What this task involves » Every line from the start of the entries up to and including the one bearing "import pandas as pd" must be printed verbatim, without the pictures.

Source material »

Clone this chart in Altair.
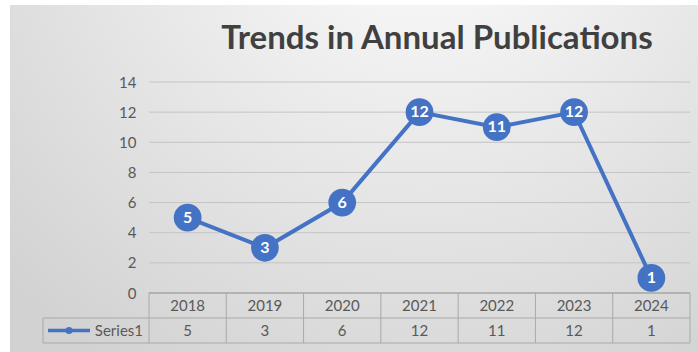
import altair as alt
import pandas as pd

# ---- data ----
years = ["2018", "2019", "2020", "2021", "2022", "2023", "2024"]
values = [5, 3, 6, 12, 11, 12, 1]
y_ticks = [0, 2, 4, 6, 8, 10, 12, 14]
series_name = "Series1"
title_text = "Trends in Annual Publications"

df = pd.DataFrame({"year": years, "value": values})
grid_df = pd.DataFrame({"value": [t for t in y_ticks if t > 0]})

# ---- layout / style ----
W, H = 541, 211
BLUE = "#4472C4"
TXT = "#595959"
FONT = "Lato"
ROW1 = H + 12.5
ROW2 = H + 37.5
TBL_BOT = H + 50
ROW_SPLIT = H + 25

xs = alt.Scale(type="band", domain=years, paddingInner=0, paddingOuter=0)
ys = alt.Scale(domain=[0, 14], nice=False, zero=True)
x_enc = alt.X("year:N", scale=xs, axis=None, sort=years)
y_enc = alt.Y("value:Q", scale=ys, title=None,
              axis=alt.Axis(values=y_ticks, grid=False, domain=False, ticks=False,
                            labelPadding=13, labelFontSize=15, labelColor=TXT,
                            labelFont=FONT, zindex=1))

bg_fill = {
    "gradient": "radial",
    "x1": 0.6, "y1": 0.05, "r1": 0.0,
    "x2": 0.6, "y2": 0.05, "r2": 0.85,
    "stops": [{"offset": 0, "color": "#ffffff"},
              {"offset": 1, "color": "#d2d2d2"}],
}

one = pd.DataFrame({"k": [0]})

bg = alt.Chart(one).mark_rect(fill=bg_fill).encode(
    x=alt.value(-139), x2=alt.value(549), y=alt.value(-77), y2=alt.value(270))

grid = alt.Chart(grid_df).mark_rule(color="#c4c4c4", strokeWidth=1).encode(
    y=y_enc, x=alt.value(0), x2=alt.value(W))

# table lines
axis_line = alt.Chart(one).mark_rule(color="#8a8a8a", strokeWidth=1.2).encode(
    x=alt.value(0), x2=alt.value(W), y=alt.value(H))
h_split = alt.Chart(one).mark_rule(color="#a9a9a9", strokeWidth=1).encode(
    x=alt.value(-106), x2=alt.value(W), y=alt.value(ROW_SPLIT))
h_bot = alt.Chart(one).mark_rule(color="#a9a9a9", strokeWidth=1).encode(
    x=alt.value(-106), x2=alt.value(W), y=alt.value(TBL_BOT))
v_left = alt.Chart(one).mark_rule(color="#a9a9a9", strokeWidth=1).encode(
    x=alt.value(-106), y=alt.value(ROW_SPLIT), y2=alt.value(TBL_BOT))
v_lines = alt.Chart(df).mark_rule(color="#a9a9a9", strokeWidth=1).encode(
    x=alt.X("year:N", scale=xs, axis=None, sort=years, bandPosition=0),
    y=alt.value(H), y2=alt.value(TBL_BOT))
v_right = alt.Chart(one).mark_rule(color="#a9a9a9", strokeWidth=1).encode(
    x=alt.value(W), y=alt.value(H), y2=alt.value(TBL_BOT))

line = alt.Chart(df).mark_line(color=BLUE, strokeWidth=4).encode(x=x_enc, y=y_enc)
dots = alt.Chart(df).mark_circle(color=BLUE, opacity=1, size=770).encode(x=x_enc, y=y_enc)
labels = alt.Chart(df).mark_text(color="white", fontWeight="bold", fontSize=16,
                                 font=FONT, baseline="middle").encode(
    x=x_enc, y=y_enc, text="value:Q")

year_txt = alt.Chart(df).mark_text(color=TXT, fontSize=15, font=FONT,
                                   baseline="middle").encode(
    x=x_enc, y=alt.value(ROW1), text="year:N")
val_txt = alt.Chart(df).mark_text(color=TXT, fontSize=15, font=FONT,
                                  baseline="middle").encode(
    x=x_enc, y=alt.value(ROW2), text="value:Q")

leg_line = alt.Chart(one).mark_rule(color=BLUE, strokeWidth=3.5).encode(
    x=alt.value(-101), x2=alt.value(-59), y=alt.value(ROW2))
leg_dot = alt.Chart(one).mark_circle(color=BLUE, opacity=1, size=50).encode(
    x=alt.value(-80), y=alt.value(ROW2))
leg_txt = alt.Chart(pd.DataFrame({"s": [series_name]})).mark_text(
    color=TXT, fontSize=15, font=FONT, align="right", baseline="middle").encode(
    x=alt.value(-6), y=alt.value(ROW2), text="s:N")

title = alt.Chart(pd.DataFrame({"t": [title_text]})).mark_text(
    color="#404040", fontSize=33, fontWeight="bold", font=FONT,
    baseline="middle", align="center").encode(
    x=alt.value(288), y=alt.value(-43), text="t:N")

chart = alt.layer(
    bg, grid, axis_line, h_split, h_bot, v_left, v_lines, v_right,
    line, dots, labels, year_txt, val_txt, leg_line, leg_dot, leg_txt, title
).properties(
    width=W, height=H,
    padding={"left": 149, "top": 82, "right": 8, "bottom": 59},
    autosize=alt.AutoSizeParams(type="none"),
    background="white",
).configure_view(stroke=None)

chart.save("out.html", embed_options={"renderer": "svg", "actions": False})
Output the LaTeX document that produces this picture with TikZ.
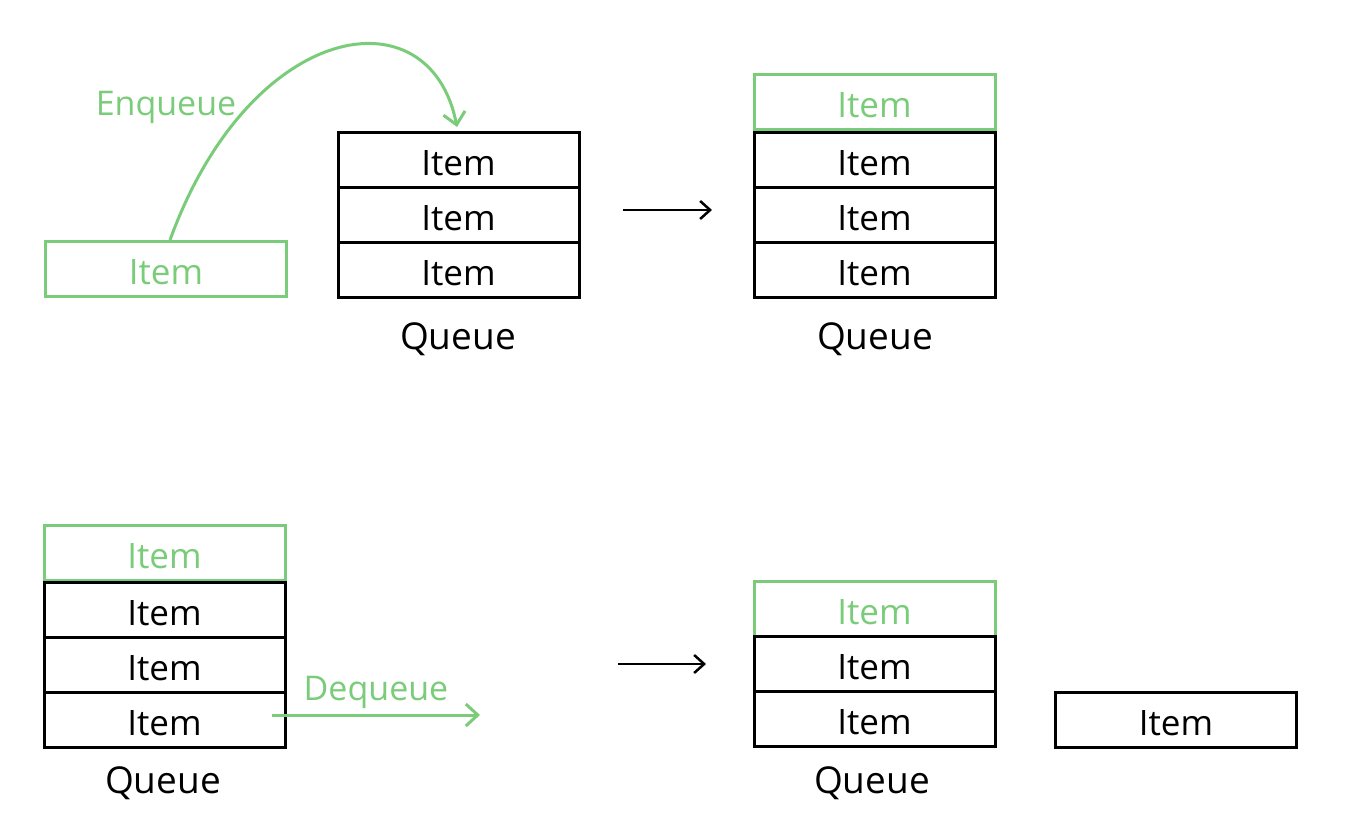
\documentclass[tikz,border=0pt]{standalone}
\usepackage{fontspec}
\setmainfont{Open Sans}
\usetikzlibrary{arrows.meta}
\definecolor{hgreen}{RGB}{122,204,122}
\tikzset{
  cell/.style={draw=black, line width=3pt, minimum width=241pt, minimum height=55pt, inner sep=0pt, font=\fontsize{35}{38}\selectfont, text=black, text height=31pt, text depth=0pt},
  gcell/.style={cell, draw=hgreen, text=hgreen},
  qlabel/.style={font=\fontsize{37}{40}\selectfont, inner sep=0pt},
  glabel/.style={font=\fontsize{34}{38}\selectfont, text=hgreen, inner sep=0pt},
  blackarrow/.style={line width=2.5pt, -{Straight Barb[length=10pt, width=18pt, line width=2.5pt]}},
  greenarrow/.style={draw=hgreen, line width=3pt, -{Straight Barb[length=12pt, width=22pt, line width=3pt]}}
}
\begin{document}
\begin{tikzpicture}[x=1pt, y=-1pt]
\useasboundingbox (0,0) rectangle (1349,834);
% top left: item to enqueue
\node[gcell] (ia) at (166,269) {Item};
% top queue before
\node[cell] (a1) at (458.5,160.5) {Item};
\node[cell] (a2) at (458.5,215.5) {Item};
\node[cell] (a3) at (458.5,270.5) {Item};
\node[qlabel] (qa) at (458,339) {Queue};
% top queue after
\node[gcell] (b0) at (874.5,102) {Item};
\node[cell] (b1) at (874.5,160.5) {Item};
\node[cell] (b2) at (874.5,215.5) {Item};
\node[cell] (b3) at (874.5,270.5) {Item};
\node[qlabel] (qb) at (875,339) {Queue};
% enqueue arrow
\coordinate (encend) at (457,127);
\draw[greenarrow] ([xshift=4pt]ia.north) .. controls (250,20) and (430,-10) .. (encend);
\node[glabel] (enq) at (166,107) {Enqueue};
% top transition arrow
\coordinate (ta1) at (623,210);
\coordinate (ta2) at (712,210);
\draw[blackarrow] (ta1) -- (ta2);
% bottom queue before
\node[gcell] (c0) at (164.5,552.5) {Item};
\node[cell] (c1) at (164.5,609.5) {Item};
\node[cell] (c2) at (164.5,664.5) {Item};
\node[cell] (c3) at (164.5,720) {Item};
\node[qlabel] (qc) at (163,783) {Queue};
% dequeue arrow
\coordinate (deqstart) at (272,715);
\coordinate (deqend) at (480,715);
\draw[greenarrow] (deqstart) -- (deqend);
\node[glabel] (deq) at (376,692) {Dequeue};
% bottom transition arrow
\coordinate (ba1) at (618,664);
\coordinate (ba2) at (706,664);
\draw[blackarrow] (ba1) -- (ba2);
% bottom queue after
\node[gcell] (d0) at (874.5,608.5) {Item};
\node[cell] (d1) at (874.5,663.5) {Item};
\node[cell] (d2) at (874.5,718.5) {Item};
\node[qlabel] (qd) at (872,783) {Queue};
% dequeued item
\node[cell] (di) at (1176,719.5) {Item};
\end{tikzpicture}
\end{document}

Correct response »
Clone this chart in Altair.
import altair as alt
import pandas as pd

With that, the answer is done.